>>>

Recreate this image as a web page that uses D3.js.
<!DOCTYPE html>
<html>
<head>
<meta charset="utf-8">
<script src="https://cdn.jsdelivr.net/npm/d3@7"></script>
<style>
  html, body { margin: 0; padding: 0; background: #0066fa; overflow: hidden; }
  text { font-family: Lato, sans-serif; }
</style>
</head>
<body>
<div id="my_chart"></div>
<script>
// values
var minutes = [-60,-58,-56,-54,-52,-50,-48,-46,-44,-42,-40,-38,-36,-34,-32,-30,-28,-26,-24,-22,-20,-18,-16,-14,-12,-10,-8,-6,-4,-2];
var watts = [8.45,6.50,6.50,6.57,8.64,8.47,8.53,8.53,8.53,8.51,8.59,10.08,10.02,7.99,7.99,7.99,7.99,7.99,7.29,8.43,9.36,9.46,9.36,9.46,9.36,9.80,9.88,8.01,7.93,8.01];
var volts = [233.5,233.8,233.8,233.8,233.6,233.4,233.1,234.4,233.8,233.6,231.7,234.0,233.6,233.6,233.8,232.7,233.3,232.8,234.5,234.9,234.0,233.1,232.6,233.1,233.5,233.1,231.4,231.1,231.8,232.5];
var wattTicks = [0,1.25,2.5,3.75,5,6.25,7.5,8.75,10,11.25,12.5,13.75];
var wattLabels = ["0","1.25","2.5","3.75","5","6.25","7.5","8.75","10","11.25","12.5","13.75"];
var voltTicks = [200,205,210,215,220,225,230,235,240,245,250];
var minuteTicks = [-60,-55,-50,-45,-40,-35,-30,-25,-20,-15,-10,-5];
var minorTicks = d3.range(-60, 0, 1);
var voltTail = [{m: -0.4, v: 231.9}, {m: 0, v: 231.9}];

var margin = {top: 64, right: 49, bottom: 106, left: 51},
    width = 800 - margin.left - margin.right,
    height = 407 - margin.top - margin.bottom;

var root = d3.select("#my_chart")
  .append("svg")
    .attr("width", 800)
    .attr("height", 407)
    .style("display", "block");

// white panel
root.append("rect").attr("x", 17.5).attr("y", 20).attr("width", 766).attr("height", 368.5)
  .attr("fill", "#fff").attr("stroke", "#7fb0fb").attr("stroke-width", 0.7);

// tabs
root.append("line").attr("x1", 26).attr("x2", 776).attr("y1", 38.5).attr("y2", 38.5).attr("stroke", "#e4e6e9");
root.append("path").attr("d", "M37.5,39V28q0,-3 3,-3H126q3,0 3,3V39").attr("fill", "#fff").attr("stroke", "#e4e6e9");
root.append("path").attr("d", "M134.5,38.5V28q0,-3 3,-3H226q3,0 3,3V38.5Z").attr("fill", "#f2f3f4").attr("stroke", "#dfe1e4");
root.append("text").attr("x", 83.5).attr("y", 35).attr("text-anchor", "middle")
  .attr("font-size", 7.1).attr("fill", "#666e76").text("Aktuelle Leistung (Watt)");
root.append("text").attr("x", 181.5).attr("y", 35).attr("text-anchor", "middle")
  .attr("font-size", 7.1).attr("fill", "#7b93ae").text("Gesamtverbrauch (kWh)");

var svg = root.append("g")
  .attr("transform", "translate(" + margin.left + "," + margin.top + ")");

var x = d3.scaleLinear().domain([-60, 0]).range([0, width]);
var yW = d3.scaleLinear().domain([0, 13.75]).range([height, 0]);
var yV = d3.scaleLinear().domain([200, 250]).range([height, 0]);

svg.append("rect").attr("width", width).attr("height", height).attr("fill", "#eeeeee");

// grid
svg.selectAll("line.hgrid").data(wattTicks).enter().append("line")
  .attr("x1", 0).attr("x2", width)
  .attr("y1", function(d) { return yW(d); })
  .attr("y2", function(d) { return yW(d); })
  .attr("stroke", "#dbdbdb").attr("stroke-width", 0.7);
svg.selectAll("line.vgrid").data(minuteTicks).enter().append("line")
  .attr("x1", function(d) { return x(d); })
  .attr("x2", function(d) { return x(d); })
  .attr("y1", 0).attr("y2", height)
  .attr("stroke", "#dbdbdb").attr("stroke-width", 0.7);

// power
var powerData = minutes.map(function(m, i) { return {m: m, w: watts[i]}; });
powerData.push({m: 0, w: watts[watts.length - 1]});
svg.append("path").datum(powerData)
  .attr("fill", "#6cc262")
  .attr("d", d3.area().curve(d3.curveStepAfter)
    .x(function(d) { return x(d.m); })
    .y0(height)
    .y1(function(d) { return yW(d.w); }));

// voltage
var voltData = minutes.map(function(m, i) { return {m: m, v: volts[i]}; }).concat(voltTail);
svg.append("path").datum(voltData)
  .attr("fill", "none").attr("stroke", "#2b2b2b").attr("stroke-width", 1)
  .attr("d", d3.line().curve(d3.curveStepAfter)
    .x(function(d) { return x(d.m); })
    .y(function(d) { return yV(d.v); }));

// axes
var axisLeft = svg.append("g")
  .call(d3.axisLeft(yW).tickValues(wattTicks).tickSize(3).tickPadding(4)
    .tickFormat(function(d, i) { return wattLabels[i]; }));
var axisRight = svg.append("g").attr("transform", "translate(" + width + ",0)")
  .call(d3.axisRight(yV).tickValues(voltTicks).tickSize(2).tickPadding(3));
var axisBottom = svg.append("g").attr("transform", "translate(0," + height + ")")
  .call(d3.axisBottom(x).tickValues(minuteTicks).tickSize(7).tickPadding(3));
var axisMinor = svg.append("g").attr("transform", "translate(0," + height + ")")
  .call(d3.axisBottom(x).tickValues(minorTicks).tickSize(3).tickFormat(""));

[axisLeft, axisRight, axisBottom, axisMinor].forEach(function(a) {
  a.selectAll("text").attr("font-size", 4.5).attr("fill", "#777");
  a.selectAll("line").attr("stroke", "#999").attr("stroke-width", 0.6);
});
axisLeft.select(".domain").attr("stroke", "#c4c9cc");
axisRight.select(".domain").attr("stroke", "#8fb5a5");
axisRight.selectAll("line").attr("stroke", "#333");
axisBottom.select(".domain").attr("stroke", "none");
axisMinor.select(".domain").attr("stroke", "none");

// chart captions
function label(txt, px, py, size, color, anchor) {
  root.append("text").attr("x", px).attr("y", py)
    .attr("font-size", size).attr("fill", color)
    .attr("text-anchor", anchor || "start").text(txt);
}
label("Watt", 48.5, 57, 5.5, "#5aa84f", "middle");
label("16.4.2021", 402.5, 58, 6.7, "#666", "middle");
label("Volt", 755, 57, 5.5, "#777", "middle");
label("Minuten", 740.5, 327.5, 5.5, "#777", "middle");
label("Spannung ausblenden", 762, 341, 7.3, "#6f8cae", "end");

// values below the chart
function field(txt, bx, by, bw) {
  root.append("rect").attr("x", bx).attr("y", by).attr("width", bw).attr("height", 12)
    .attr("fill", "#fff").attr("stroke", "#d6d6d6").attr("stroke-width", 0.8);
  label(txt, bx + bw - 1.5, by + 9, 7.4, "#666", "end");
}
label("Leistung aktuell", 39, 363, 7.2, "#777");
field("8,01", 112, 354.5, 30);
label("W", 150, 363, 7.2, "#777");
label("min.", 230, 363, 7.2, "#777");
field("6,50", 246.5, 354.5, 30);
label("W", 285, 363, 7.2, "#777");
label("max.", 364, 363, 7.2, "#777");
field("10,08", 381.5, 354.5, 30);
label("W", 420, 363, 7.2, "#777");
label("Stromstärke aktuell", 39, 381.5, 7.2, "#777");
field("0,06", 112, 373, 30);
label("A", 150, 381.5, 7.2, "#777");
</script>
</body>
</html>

<<<

# [Problem description]
Give back the data above exactly as it appears.

# [Worked answer]
Recreate this image as a web page that uses D3.js.
<!DOCTYPE html>
<html>
<head>
<meta charset="utf-8">
<script src="https://cdn.jsdelivr.net/npm/d3@7"></script>
<style>
  html, body { margin: 0; padding: 0; background: #0066fa; overflow: hidden; }
  text { font-family: Lato, sans-serif; }
</style>
</head>
<body>
<div id="my_chart"></div>
<script>
// values
var minutes = [-60,-58,-56,-54,-52,-50,-48,-46,-44,-42,-40,-38,-36,-34,-32,-30,-28,-26,-24,-22,-20,-18,-16,-14,-12,-10,-8,-6,-4,-2];
var watts = [8.45,6.50,6.50,6.57,8.64,8.47,8.53,8.53,8.53,8.51,8.59,10.08,10.02,7.99,7.99,7.99,7.99,7.99,7.29,8.43,9.36,9.46,9.36,9.46,9.36,9.80,9.88,8.01,7.93,8.01];
var volts = [233.5,233.8,233.8,233.8,233.6,233.4,233.1,234.4,233.8,233.6,231.7,234.0,233.6,233.6,233.8,232.7,233.3,232.8,234.5,234.9,234.0,233.1,232.6,233.1,233.5,233.1,231.4,231.1,231.8,232.5];
var wattTicks = [0,1.25,2.5,3.75,5,6.25,7.5,8.75,10,11.25,12.5,13.75];
var wattLabels = ["0","1.25","2.5","3.75","5","6.25","7.5","8.75","10","11.25","12.5","13.75"];
var voltTicks = [200,205,210,215,220,225,230,235,240,245,250];
var minuteTicks = [-60,-55,-50,-45,-40,-35,-30,-25,-20,-15,-10,-5];
var minorTicks = d3.range(-60, 0, 1);
var voltTail = [{m: -0.4, v: 231.9}, {m: 0, v: 231.9}];

var margin = {top: 64, right: 49, bottom: 106, left: 51},
    width = 800 - margin.left - margin.right,
    height = 407 - margin.top - margin.bottom;

var root = d3.select("#my_chart")
  .append("svg")
    .attr("width", 800)
    .attr("height", 407)
    .style("display", "block");

// white panel
root.append("rect").attr("x", 17.5).attr("y", 20).attr("width", 766).attr("height", 368.5)
  .attr("fill", "#fff").attr("stroke", "#7fb0fb").attr("stroke-width", 0.7);

// tabs
root.append("line").attr("x1", 26).attr("x2", 776).attr("y1", 38.5).attr("y2", 38.5).attr("stroke", "#e4e6e9");
root.append("path").attr("d", "M37.5,39V28q0,-3 3,-3H126q3,0 3,3V39").attr("fill", "#fff").attr("stroke", "#e4e6e9");
root.append("path").attr("d", "M134.5,38.5V28q0,-3 3,-3H226q3,0 3,3V38.5Z").attr("fill", "#f2f3f4").attr("stroke", "#dfe1e4");
root.append("text").attr("x", 83.5).attr("y", 35).attr("text-anchor", "middle")
  .attr("font-size", 7.1).attr("fill", "#666e76").text("Aktuelle Leistung (Watt)");
root.append("text").attr("x", 181.5).attr("y", 35).attr("text-anchor", "middle")
  .attr("font-size", 7.1).attr("fill", "#7b93ae").text("Gesamtverbrauch (kWh)");

var svg = root.append("g")
  .attr("transform", "translate(" + margin.left + "," + margin.top + ")");

var x = d3.scaleLinear().domain([-60, 0]).range([0, width]);
var yW = d3.scaleLinear().domain([0, 13.75]).range([height, 0]);
var yV = d3.scaleLinear().domain([200, 250]).range([height, 0]);

svg.append("rect").attr("width", width).attr("height", height).attr("fill", "#eeeeee");

// grid
svg.selectAll("line.hgrid").data(wattTicks).enter().append("line")
  .attr("x1", 0).attr("x2", width)
  .attr("y1", function(d) { return yW(d); })
  .attr("y2", function(d) { return yW(d); })
  .attr("stroke", "#dbdbdb").attr("stroke-width", 0.7);
svg.selectAll("line.vgrid").data(minuteTicks).enter().append("line")
  .attr("x1", function(d) { return x(d); })
  .attr("x2", function(d) { return x(d); })
  .attr("y1", 0).attr("y2", height)
  .attr("stroke", "#dbdbdb").attr("stroke-width", 0.7);

// power
var powerData = minutes.map(function(m, i) { return {m: m, w: watts[i]}; });
powerData.push({m: 0, w: watts[watts.length - 1]});
svg.append("path").datum(powerData)
  .attr("fill", "#6cc262")
  .attr("d", d3.area().curve(d3.curveStepAfter)
    .x(function(d) { return x(d.m); })
    .y0(height)
    .y1(function(d) { return yW(d.w); }));

// voltage
var voltData = minutes.map(function(m, i) { return {m: m, v: volts[i]}; }).concat(voltTail);
svg.append("path").datum(voltData)
  .attr("fill", "none").attr("stroke", "#2b2b2b").attr("stroke-width", 1)
  .attr("d", d3.line().curve(d3.curveStepAfter)
    .x(function(d) { return x(d.m); })
    .y(function(d) { return yV(d.v); }));

// axes
var axisLeft = svg.append("g")
  .call(d3.axisLeft(yW).tickValues(wattTicks).tickSize(3).tickPadding(4)
    .tickFormat(function(d, i) { return wattLabels[i]; }));
var axisRight = svg.append("g").attr("transform", "translate(" + width + ",0)")
  .call(d3.axisRight(yV).tickValues(voltTicks).tickSize(2).tickPadding(3));
var axisBottom = svg.append("g").attr("transform", "translate(0," + height + ")")
  .call(d3.axisBottom(x).tickValues(minuteTicks).tickSize(7).tickPadding(3));
var axisMinor = svg.append("g").attr("transform", "translate(0," + height + ")")
  .call(d3.axisBottom(x).tickValues(minorTicks).tickSize(3).tickFormat(""));

[axisLeft, axisRight, axisBottom, axisMinor].forEach(function(a) {
  a.selectAll("text").attr("font-size", 4.5).attr("fill", "#777");
  a.selectAll("line").attr("stroke", "#999").attr("stroke-width", 0.6);
});
axisLeft.select(".domain").attr("stroke", "#c4c9cc");
axisRight.select(".domain").attr("stroke", "#8fb5a5");
axisRight.selectAll("line").attr("stroke", "#333");
axisBottom.select(".domain").attr("stroke", "none");
axisMinor.select(".domain").attr("stroke", "none");

// chart captions
function label(txt, px, py, size, color, anchor) {
  root.append("text").attr("x", px).attr("y", py)
    .attr("font-size", size).attr("fill", color)
    .attr("text-anchor", anchor || "start").text(txt);
}
label("Watt", 48.5, 57, 5.5, "#5aa84f", "middle");
label("16.4.2021", 402.5, 58, 6.7, "#666", "middle");
label("Volt", 755, 57, 5.5, "#777", "middle");
label("Minuten", 740.5, 327.5, 5.5, "#777", "middle");
label("Spannung ausblenden", 762, 341, 7.3, "#6f8cae", "end");

// values below the chart
function field(txt, bx, by, bw) {
  root.append("rect").attr("x", bx).attr("y", by).attr("width", bw).attr("height", 12)
    .attr("fill", "#fff").attr("stroke", "#d6d6d6").attr("stroke-width", 0.8);
  label(txt, bx + bw - 1.5, by + 9, 7.4, "#666", "end");
}
label("Leistung aktuell", 39, 363, 7.2, "#777");
field("8,01", 112, 354.5, 30);
label("W", 150, 363, 7.2, "#777");
label("min.", 230, 363, 7.2, "#777");
field("6,50", 246.5, 354.5, 30);
label("W", 285, 363, 7.2, "#777");
label("max.", 364, 363, 7.2, "#777");
field("10,08", 381.5, 354.5, 30);
label("W", 420, 363, 7.2, "#777");
label("Stromstärke aktuell", 39, 381.5, 7.2, "#777");
field("0,06", 112, 373, 30);
label("A", 150, 381.5, 7.2, "#777");
</script>
</body>
</html>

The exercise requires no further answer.